JC: Le composizioni sono scritte tutte di tuo pugno tranne Man Of The Hour. Come nascono? Ce le puoi descrivere?
MB: Le composizioni non nascono sempre allo stesso modo; spesso è un’idea fortuita, casuale che può essere melodica, ritmica o un accordo particolare. Altre volte improvviso liberamente registrandomi e quando riascolto può succedere che prendo qualche frase qua e là. In ogni caso, cerco di elaborare l’idea provando ad evitare automatismi o cercando soluzioni alternative che mi permettano di dirigermi verso strutture e forme dei brani diversificate.
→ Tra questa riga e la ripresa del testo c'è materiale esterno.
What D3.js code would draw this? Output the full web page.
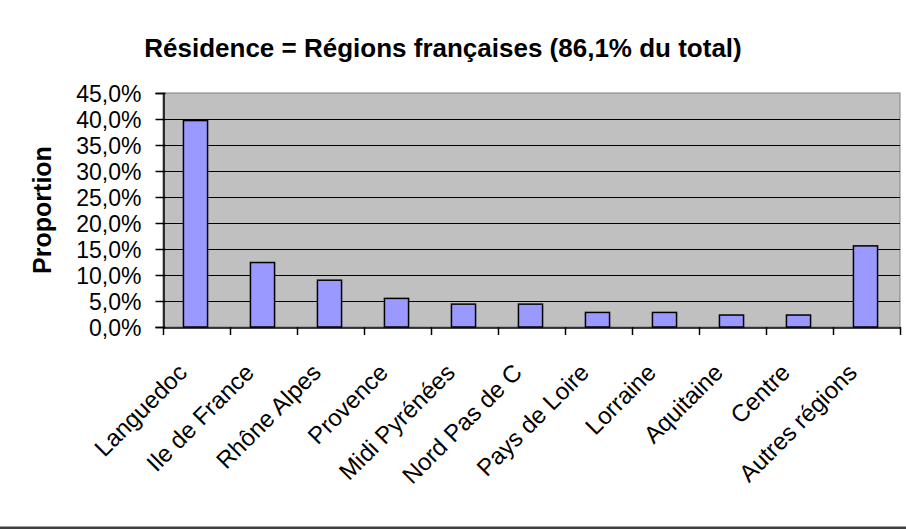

Man of the hour, è un brano che mi è piaciuto subito e la voce di Eddie Vedder è unica, l’ho associata immediatamente alla singolarità del clarinetto basso di Antonin. È sempre difficile analizzare nel dettaglio la musica, personalmente credo che la cosa più complicata sia quella di andare a fondo in una singola idea, svilupparla e indirizzarla verso soluzioni diverse che non siano le più immediate o le più ovvie.
JC: Come vedi il tuo futuro di jazzista?
MB: Mi piacerebbe studiare più musica classica al contrabbasso (a Parigi ho studiato due anni), e sicuramente ho voglia di andare più a fondo nella composizione, sto pensando ad un nuovo disco con i Travelers. Collaboro ancora con qualche formazione francese e, in generale, spero di moltiplicare gli incontri, le collaborazioni e di conoscere personalità sempre più stimolanti dalle quali apprendere e migliorare.